Given the running-time analyses of mergesort and quicksort we’ve done in the previous section, you might wonder why quicksort would ever be used over mergesort. In practice, however, there are a few complexities that make things less clear cut.

The main strength of asymptotic Theta notation is that is simplifies our running-time analyses, so that we don’t need to worry about getting constant factors exactly right. But this same simplification also has the effect of flattening reported running times, so that all \(\Theta(n \log n)\) times look the same. In practice, an in-place implementation of quicksort can be significantly faster than mergesort: for most inputs, quicksort has “smaller constants” than mergesort, and performs fewer primitive machine operations than mergesort does. Simply put, for most inputs quicksort is faster than mergesort, even though its worst-case running time is larger.

In fact, with some more background in probability theory, we can talk about the performance of quicksort on a random list of length \(n\), or equivalently, what happens when we always choose a random element to be the pivot in the partitioning step. This leads to a different form of running-time analysis known as average-case running time analysis. We can prove that quicksort has an average-case running time of \(\Theta(n \log n)\)—with smaller constant factors than mergesort’s \(\Theta(n \log n)\)—which indicates that the actual “bad” inputs for quicksort are quite rare. Doing an average-case running time analysis of quicksort is a common example used in CSC263/265!

There are some other interesting points we’ll make before wrapping up. The first is that there actually exists a linear-time algorithm for computing the median of a list of numbers.This is known as the median of medians algorithm, which we encourage you to look up! This means that we can always choose the median of the list as the pivot in quicksort’s partitioning step, making the worst-case running time \(\Theta(n \log n)\). However, even though this version of quicksort has a better worst-case running time, the extra steps used to calculate the median typically results in a slower running time for more inputs than simply choosing a random pivot. In practice, this version of quicksort is rarely used.
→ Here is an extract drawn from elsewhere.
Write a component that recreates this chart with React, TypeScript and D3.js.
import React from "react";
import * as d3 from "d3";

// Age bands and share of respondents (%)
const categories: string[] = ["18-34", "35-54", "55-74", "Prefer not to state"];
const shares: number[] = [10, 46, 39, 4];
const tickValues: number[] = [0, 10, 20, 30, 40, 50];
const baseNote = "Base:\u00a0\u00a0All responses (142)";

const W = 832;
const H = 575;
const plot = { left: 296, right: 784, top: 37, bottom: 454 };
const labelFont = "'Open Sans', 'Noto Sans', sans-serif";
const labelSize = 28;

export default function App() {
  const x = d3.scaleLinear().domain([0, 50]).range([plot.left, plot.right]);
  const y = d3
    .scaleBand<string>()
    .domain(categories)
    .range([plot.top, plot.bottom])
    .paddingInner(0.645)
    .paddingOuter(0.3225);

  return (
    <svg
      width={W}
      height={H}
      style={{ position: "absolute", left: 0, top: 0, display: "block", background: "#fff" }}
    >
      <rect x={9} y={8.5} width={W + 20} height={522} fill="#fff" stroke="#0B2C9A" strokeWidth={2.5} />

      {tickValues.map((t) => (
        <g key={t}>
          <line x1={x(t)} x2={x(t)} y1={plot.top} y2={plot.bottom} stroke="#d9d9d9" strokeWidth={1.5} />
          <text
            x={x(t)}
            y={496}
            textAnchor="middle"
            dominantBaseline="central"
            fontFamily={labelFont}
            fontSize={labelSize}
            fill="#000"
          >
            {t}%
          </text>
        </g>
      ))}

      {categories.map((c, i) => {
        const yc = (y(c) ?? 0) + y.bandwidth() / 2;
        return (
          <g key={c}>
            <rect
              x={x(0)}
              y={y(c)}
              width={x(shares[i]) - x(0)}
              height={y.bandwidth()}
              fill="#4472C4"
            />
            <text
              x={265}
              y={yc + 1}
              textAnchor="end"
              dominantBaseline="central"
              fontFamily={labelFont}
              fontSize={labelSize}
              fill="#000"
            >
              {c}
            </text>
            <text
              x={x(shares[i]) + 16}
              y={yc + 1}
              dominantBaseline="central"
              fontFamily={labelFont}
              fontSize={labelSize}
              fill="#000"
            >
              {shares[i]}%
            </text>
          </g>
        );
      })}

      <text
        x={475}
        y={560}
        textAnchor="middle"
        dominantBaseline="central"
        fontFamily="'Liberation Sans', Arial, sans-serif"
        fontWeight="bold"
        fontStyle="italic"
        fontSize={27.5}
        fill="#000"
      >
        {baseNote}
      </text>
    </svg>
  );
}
And finally, we would be remiss if we didn’t answer the question that must be on your mind: what sorting algorithm do Python’s built-in sorted and list.sort functions use?! For many years Python used a sorting algorithm known as Timsort, which was invented by Tim Peters in 2002 specifically for the Python programming language. You might be disappointed that we didn’t cover that algorithm in this course, but in fact, Timsort is essentially a highly optimized version of mergesort. Timsort uses the same basic idea of merging sorted sublists, but does so in a much smarter and more efficient way than our mergesort implementation, and adds a few tweaks based on empirical tests. One of those tweaks is switching to insertion sort to sort small sublists, which again reveals how our asymptotic worst-case running time doesn’t tell the full story.

Starting with Python 3.11, released in 2022, Python has switched to a slightly more optimized algorithm called Powersort, with similar basic principles as Timsort.